** Begin PROVIDED DATA **

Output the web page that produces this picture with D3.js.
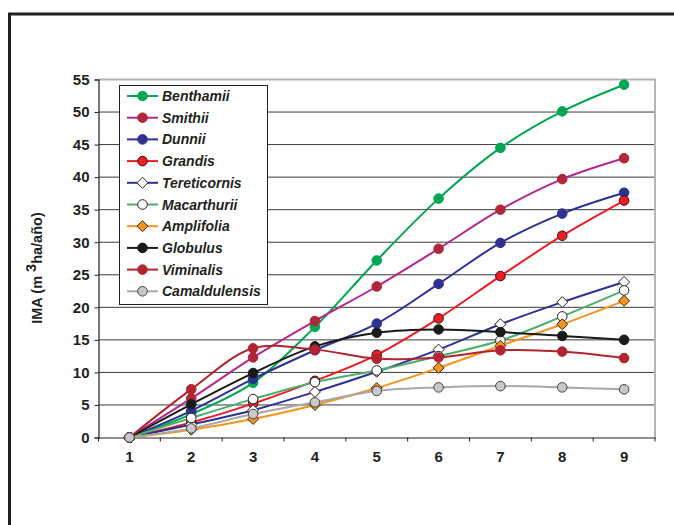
<!DOCTYPE html>
<html><head><meta charset="utf-8">
<script src="https://cdn.jsdelivr.net/npm/d3@7"></script>
<style>body{margin:0;background:#fff}svg{display:block}</style>
</head><body>
<script>
const categories = ["1","2","3","4","5","6","7","8","9"];
const seriesNames = ["Benthamii","Smithii","Dunnii","Grandis","Tereticornis","Macarthurii","Amplifolia","Globulus","Viminalis","Camaldulensis"];
const benthamii     = [0, 3.6, 8.4, 17.0, 27.2, 36.7, 44.5, 50.1, 54.2];
const smithii       = [0, 6.0, 12.3, 17.9, 23.2, 29.0, 35.0, 39.7, 42.9];
const dunnii        = [0, 4.1, 9.0, 13.4, 17.5, 23.6, 29.9, 34.4, 37.6];
const grandis       = [0, 2.3, 5.2, 8.7, 12.7, 18.3, 24.8, 31.0, 36.4];
const tereticornis  = [0, 2.0, 4.2, 7.0, 10.1, 13.5, 17.4, 20.8, 23.9];
const macarthurii   = [0, 3.0, 5.9, 8.5, 10.3, 12.5, 14.9, 18.6, 22.6];
const amplifolia    = [0, 1.2, 2.85, 5.0, 7.6, 10.7, 14.1, 17.4, 21.0];
const globulus      = [0, 5.1, 9.9, 14.0, 16.1, 16.6, 16.2, 15.6, 15.0];
const viminalis     = [0, 7.4, 13.7, 13.5, 12.1, 12.3, 13.4, 13.2, 12.2];
const camaldulensis = [0, 1.4, 3.6, 5.4, 7.15, 7.7, 7.9, 7.7, 7.4];
const yTicks = [0,5,10,15,20,25,30,35,40,45,50,55];
const yLabelParts = ["IMA (m ", "3", "ha/año)"];

const values = [benthamii, smithii, dunnii, grandis, tereticornis, macarthurii, amplifolia, globulus, viminalis, camaldulensis];
const styles = [
  {line:"#00a651", fill:"#00a651", stroke:"#00a651", shape:"circle"},
  {line:"#b5268f", fill:"#b0263a", stroke:"#b0263a", shape:"circle"},
  {line:"#2e3192", fill:"#2e3192", stroke:"#2e3192", shape:"circle"},
  {line:"#ee1c25", fill:"#ee1c25", stroke:"#3a1010", shape:"circle"},
  {line:"#2e3192", fill:"#ffffff", stroke:"#231f20", shape:"diamond"},
  {line:"#4daf6a", fill:"#ffffff", stroke:"#231f20", shape:"circle"},
  {line:"#f7941d", fill:"#f7941d", stroke:"#3a2a10", shape:"diamond"},
  {line:"#1a1a1a", fill:"#1a1a1a", stroke:"#1a1a1a", shape:"circle"},
  {line:"#b0252f", fill:"#b0252f", stroke:"#b0252f", shape:"circle"},
  {line:"#a8a8a8", fill:"#c8c8c8", stroke:"#444444", shape:"circle"}
];

const W = 674, H = 525;
const FONT = "Liberation Sans, Arial, sans-serif";
const svg = d3.select("body").append("svg").attr("width", W).attr("height", H);

// outer frame
svg.append("line").attr("x1",9.5).attr("x2",9.5).attr("y1",13).attr("y2",H).attr("stroke","#231f20").attr("stroke-width",3);
svg.append("line").attr("x1",8).attr("x2",W).attr("y1",14).attr("y2",14).attr("stroke","#231f20").attr("stroke-width",3);

const L = 98.5, R = 655, T = 79.5, B = 437.5;
const x = d3.scaleBand().domain(categories).range([L, R]).padding(0);
const y = d3.scaleLinear().domain([0,55]).range([B, T]);
const cx = c => x(c) + x.bandwidth()/2;

// gridlines
svg.append("g").selectAll("line").data(yTicks.filter(t=>t>0 && t<55)).join("line")
  .attr("x1",L).attr("x2",R).attr("y1",d=>y(d)).attr("y2",d=>y(d))
  .attr("stroke","#3a3a3a").attr("stroke-width",1);
// plot border top/right
svg.append("path").attr("d",`M${L},${y(55)}H${R}V${B}`).attr("fill","none").attr("stroke","#b4b4b4").attr("stroke-width",2);

// y axis
const yAxis = svg.append("g").attr("transform",`translate(${L},0)`)
  .call(d3.axisLeft(y).tickValues(yTicks).tickSize(4).tickPadding(5));
yAxis.select(".domain").attr("stroke","#231f20").attr("stroke-width",1.2);
yAxis.selectAll(".tick line").attr("stroke","#231f20");
yAxis.selectAll("text").attr("font-family",FONT).attr("font-weight","bold").attr("font-size",15).attr("fill","#231f20");

// x axis
const xAxis = svg.append("g").attr("transform",`translate(0,${B})`)
  .call(d3.axisBottom(x).tickSize(0).tickPadding(14));
xAxis.select(".domain").attr("stroke","#231f20").attr("stroke-width",1.2);
xAxis.selectAll("text").attr("font-family",FONT).attr("font-weight","bold").attr("font-size",15).attr("fill","#231f20");
svg.append("g").selectAll("line").data(categories.map(c=>x(c)).concat([R])).join("line")
  .attr("x1",d=>d).attr("x2",d=>d).attr("y1",B).attr("y2",B+4).attr("stroke","#231f20");

// y label
const yl = svg.append("text").attr("transform",`translate(42,268) rotate(-90)`).attr("text-anchor","middle")
  .attr("font-family",FONT).attr("font-weight","bold").attr("font-size",14.5).attr("fill","#231f20");
yl.append("tspan").text(yLabelParts[0]);
yl.append("tspan").attr("dy",-6).attr("font-size",14.5).text(yLabelParts[1]);
yl.append("tspan").attr("dy",6).text(yLabelParts[2]);

function marker(g, s, px, py){
  if (s.shape === "diamond") {
    g.append("path").attr("d",`M${px},${py-5.5}L${px+5.5},${py}L${px},${py+5.5}L${px-5.5},${py}Z`)
      .attr("fill",s.fill).attr("stroke",s.stroke).attr("stroke-width",1);
  } else {
    g.append("circle").attr("cx",px).attr("cy",py).attr("r",4.8)
      .attr("fill",s.fill).attr("stroke",s.stroke).attr("stroke-width",1);
  }
}

const line = d3.line().x((d,i)=>cx(categories[i])).y(d=>y(d)).curve(d3.curveCatmullRom.alpha(0.5));
values.forEach((vals,k)=>{
  const s = styles[k];
  const g = svg.append("g");
  g.append("path").attr("d", line(vals)).attr("fill","none").attr("stroke",s.line).attr("stroke-width",2);
  vals.forEach((v,i)=>marker(g, s, cx(categories[i]), y(v)));
});

// legend
const lg = svg.append("g");
lg.append("rect").attr("x",119.5).attr("y",85.5).attr("width",148).attr("height",219).attr("fill","#fff").attr("stroke","#231f20").attr("stroke-width",1);
seriesNames.forEach((n,k)=>{
  const s = styles[k];
  const yy = 96 + k*21.7;
  lg.append("line").attr("x1",127).attr("x2",158).attr("y1",yy).attr("y2",yy).attr("stroke",s.line).attr("stroke-width",2);
  marker(lg, s, 142.5, yy);
  lg.append("text").attr("x",162).attr("y",yy).attr("dy","0.36em")
    .attr("font-family",FONT).attr("font-weight","bold").attr("font-style","italic")
    .attr("font-size",14).attr("fill","#231f20").text(n);
});
</script>
</body></html>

** End PROVIDED DATA **

= TASK PROMPT =
Repeat the listing verbatim. Skip the pictures.

= THE RESULT =
Output the web page that produces this picture with D3.js.
<!DOCTYPE html>
<html><head><meta charset="utf-8">
<script src="https://cdn.jsdelivr.net/npm/d3@7"></script>
<style>body{margin:0;background:#fff}svg{display:block}</style>
</head><body>
<script>
const categories = ["1","2","3","4","5","6","7","8","9"];
const seriesNames = ["Benthamii","Smithii","Dunnii","Grandis","Tereticornis","Macarthurii","Amplifolia","Globulus","Viminalis","Camaldulensis"];
const benthamii     = [0, 3.6, 8.4, 17.0, 27.2, 36.7, 44.5, 50.1, 54.2];
const smithii       = [0, 6.0, 12.3, 17.9, 23.2, 29.0, 35.0, 39.7, 42.9];
const dunnii        = [0, 4.1, 9.0, 13.4, 17.5, 23.6, 29.9, 34.4, 37.6];
const grandis       = [0, 2.3, 5.2, 8.7, 12.7, 18.3, 24.8, 31.0, 36.4];
const tereticornis  = [0, 2.0, 4.2, 7.0, 10.1, 13.5, 17.4, 20.8, 23.9];
const macarthurii   = [0, 3.0, 5.9, 8.5, 10.3, 12.5, 14.9, 18.6, 22.6];
const amplifolia    = [0, 1.2, 2.85, 5.0, 7.6, 10.7, 14.1, 17.4, 21.0];
const globulus      = [0, 5.1, 9.9, 14.0, 16.1, 16.6, 16.2, 15.6, 15.0];
const viminalis     = [0, 7.4, 13.7, 13.5, 12.1, 12.3, 13.4, 13.2, 12.2];
const camaldulensis = [0, 1.4, 3.6, 5.4, 7.15, 7.7, 7.9, 7.7, 7.4];
const yTicks = [0,5,10,15,20,25,30,35,40,45,50,55];
const yLabelParts = ["IMA (m ", "3", "ha/año)"];

const values = [benthamii, smithii, dunnii, grandis, tereticornis, macarthurii, amplifolia, globulus, viminalis, camaldulensis];
const styles = [
  {line:"#00a651", fill:"#00a651", stroke:"#00a651", shape:"circle"},
  {line:"#b5268f", fill:"#b0263a", stroke:"#b0263a", shape:"circle"},
  {line:"#2e3192", fill:"#2e3192", stroke:"#2e3192", shape:"circle"},
  {line:"#ee1c25", fill:"#ee1c25", stroke:"#3a1010", shape:"circle"},
  {line:"#2e3192", fill:"#ffffff", stroke:"#231f20", shape:"diamond"},
  {line:"#4daf6a", fill:"#ffffff", stroke:"#231f20", shape:"circle"},
  {line:"#f7941d", fill:"#f7941d", stroke:"#3a2a10", shape:"diamond"},
  {line:"#1a1a1a", fill:"#1a1a1a", stroke:"#1a1a1a", shape:"circle"},
  {line:"#b0252f", fill:"#b0252f", stroke:"#b0252f", shape:"circle"},
  {line:"#a8a8a8", fill:"#c8c8c8", stroke:"#444444", shape:"circle"}
];

const W = 674, H = 525;
const FONT = "Liberation Sans, Arial, sans-serif";
const svg = d3.select("body").append("svg").attr("width", W).attr("height", H);

// outer frame
svg.append("line").attr("x1",9.5).attr("x2",9.5).attr("y1",13).attr("y2",H).attr("stroke","#231f20").attr("stroke-width",3);
svg.append("line").attr("x1",8).attr("x2",W).attr("y1",14).attr("y2",14).attr("stroke","#231f20").attr("stroke-width",3);

const L = 98.5, R = 655, T = 79.5, B = 437.5;
const x = d3.scaleBand().domain(categories).range([L, R]).padding(0);
const y = d3.scaleLinear().domain([0,55]).range([B, T]);
const cx = c => x(c) + x.bandwidth()/2;

// gridlines
svg.append("g").selectAll("line").data(yTicks.filter(t=>t>0 && t<55)).join("line")
  .attr("x1",L).attr("x2",R).attr("y1",d=>y(d)).attr("y2",d=>y(d))
  .attr("stroke","#3a3a3a").attr("stroke-width",1);
// plot border top/right
svg.append("path").attr("d",`M${L},${y(55)}H${R}V${B}`).attr("fill","none").attr("stroke","#b4b4b4").attr("stroke-width",2);

// y axis
const yAxis = svg.append("g").attr("transform",`translate(${L},0)`)
  .call(d3.axisLeft(y).tickValues(yTicks).tickSize(4).tickPadding(5));
yAxis.select(".domain").attr("stroke","#231f20").attr("stroke-width",1.2);
yAxis.selectAll(".tick line").attr("stroke","#231f20");
yAxis.selectAll("text").attr("font-family",FONT).attr("font-weight","bold").attr("font-size",15).attr("fill","#231f20");

// x axis
const xAxis = svg.append("g").attr("transform",`translate(0,${B})`)
  .call(d3.axisBottom(x).tickSize(0).tickPadding(14));
xAxis.select(".domain").attr("stroke","#231f20").attr("stroke-width",1.2);
xAxis.selectAll("text").attr("font-family",FONT).attr("font-weight","bold").attr("font-size",15).attr("fill","#231f20");
svg.append("g").selectAll("line").data(categories.map(c=>x(c)).concat([R])).join("line")
  .attr("x1",d=>d).attr("x2",d=>d).attr("y1",B).attr("y2",B+4).attr("stroke","#231f20");

// y label
const yl = svg.append("text").attr("transform",`translate(42,268) rotate(-90)`).attr("text-anchor","middle")
  .attr("font-family",FONT).attr("font-weight","bold").attr("font-size",14.5).attr("fill","#231f20");
yl.append("tspan").text(yLabelParts[0]);
yl.append("tspan").attr("dy",-6).attr("font-size",14.5).text(yLabelParts[1]);
yl.append("tspan").attr("dy",6).text(yLabelParts[2]);

function marker(g, s, px, py){
  if (s.shape === "diamond") {
    g.append("path").attr("d",`M${px},${py-5.5}L${px+5.5},${py}L${px},${py+5.5}L${px-5.5},${py}Z`)
      .attr("fill",s.fill).attr("stroke",s.stroke).attr("stroke-width",1);
  } else {
    g.append("circle").attr("cx",px).attr("cy",py).attr("r",4.8)
      .attr("fill",s.fill).attr("stroke",s.stroke).attr("stroke-width",1);
  }
}

const line = d3.line().x((d,i)=>cx(categories[i])).y(d=>y(d)).curve(d3.curveCatmullRom.alpha(0.5));
values.forEach((vals,k)=>{
  const s = styles[k];
  const g = svg.append("g");
  g.append("path").attr("d", line(vals)).attr("fill","none").attr("stroke",s.line).attr("stroke-width",2);
  vals.forEach((v,i)=>marker(g, s, cx(categories[i]), y(v)));
});

// legend
const lg = svg.append("g");
lg.append("rect").attr("x",119.5).attr("y",85.5).attr("width",148).attr("height",219).attr("fill","#fff").attr("stroke","#231f20").attr("stroke-width",1);
seriesNames.forEach((n,k)=>{
  const s = styles[k];
  const yy = 96 + k*21.7;
  lg.append("line").attr("x1",127).attr("x2",158).attr("y1",yy).attr("y2",yy).attr("stroke",s.line).attr("stroke-width",2);
  marker(lg, s, 142.5, yy);
  lg.append("text").attr("x",162).attr("y",yy).attr("dy","0.36em")
    .attr("font-family",FONT).attr("font-weight","bold").attr("font-style","italic")
    .attr("font-size",14).attr("fill","#231f20").text(n);
});
</script>
</body></html>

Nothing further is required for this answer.